Livres hebdo, 10 décembre 2004, par Jean-Maurice de Montremy

Ma cabane au Yoknapatawpha

Michèle Desbordes a grandi au pays de Faulkner, dans un comté imaginaire. Un été de glycine invente l’autofiction d’une fiction.

Un été de glycine n’est pas un essai sur Faulkner, ni l’évocation de certains souvenirs – anciens – qui ont marqué Michèle Desbordes (prix France-Télévisions 1999 pour La Demande). C’est un roman comme s’en racontent les lecteurs épris d’un univers romanesque et d’un auteur, au point d’en faire – les années passant – une histoire personnelle, avec ses lieux, ses images, ses personnages et ses propres secrets, écrits entre les lignes d’autrui.

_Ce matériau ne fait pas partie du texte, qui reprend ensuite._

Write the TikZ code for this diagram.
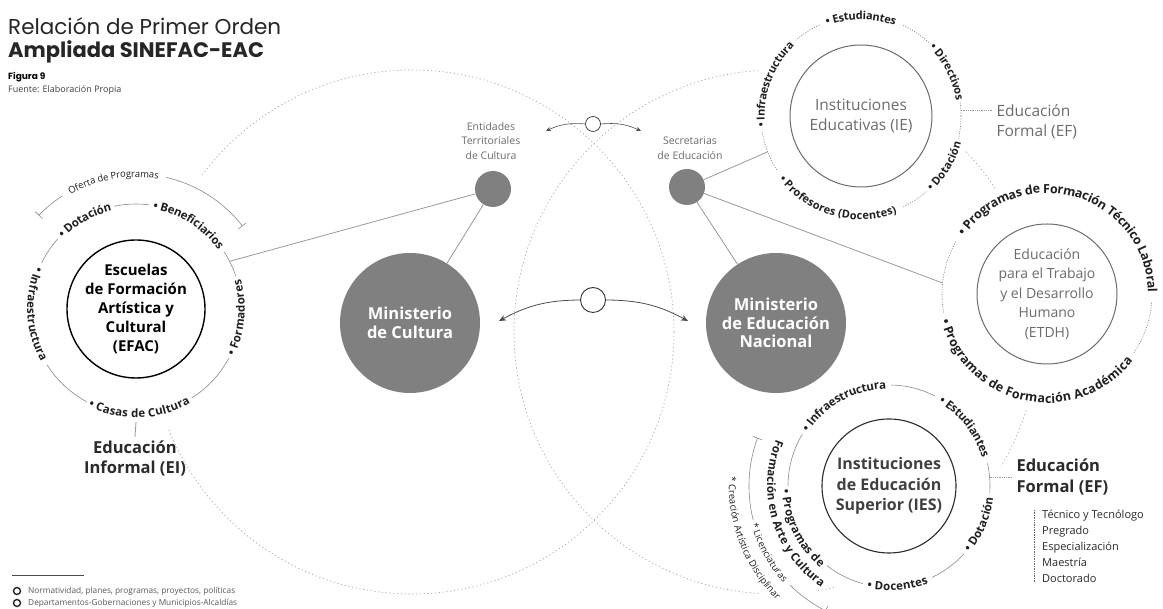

Michèle Desbordes n’a guère plus de vingt ans lorsqu’elle commence Les Palmiers sauvages et lorsqu’elle découvre le comté de Yoknapatawpha dans lequel Faulkner transposa le comté d’Oxford et son Mississippi natal. Son imagination s’y est installée, mais aussi les amours, les joies et les épreuves. Une manière de voir le monde.

C’est l’image, chère à Faulkner, d’une petite fille qui grimpe aux arbres pour regarder ce qu’on ne peut pas voir. C’est l’amour toujours impossible. C’est la vision des paumés du Sud et, surtout, de cette jeune fille enceinte errant sur les routes à la recherche de l’homme qui l’abandonna – vision qui rappelle à la narratrice sa mère enceinte jetée dans l’exode, l’été 1940, du côté d’Orléans, aux bords de la Loire, puis sa mère la trimbalant de nouveau une nuit glaciale de février 1944. Et puis encore son départ sans retour pour une mort en couches.

Michèle Desbordes raconte maintenant l’œuvre, l’amour et la vie de Faulkner superbement – tout comme elle raconte aussi ce qui s’est très tôt joué en elle par cette lecture. Pour une fois, le mot « autofiction » conviendrait une autofiction née de la familiarité avec une fiction – celle de Faulkner. Fiction qui était aussi pour l’Américain le moyen de vivre autrement sa réalité.

Tout est donc recréé par une écriture magnifique, puissante et simple dans ses vastes périodes, à la recherche de la lumière d’août et de l’odeur des glycines. LeYoknapatawpha retrouvé.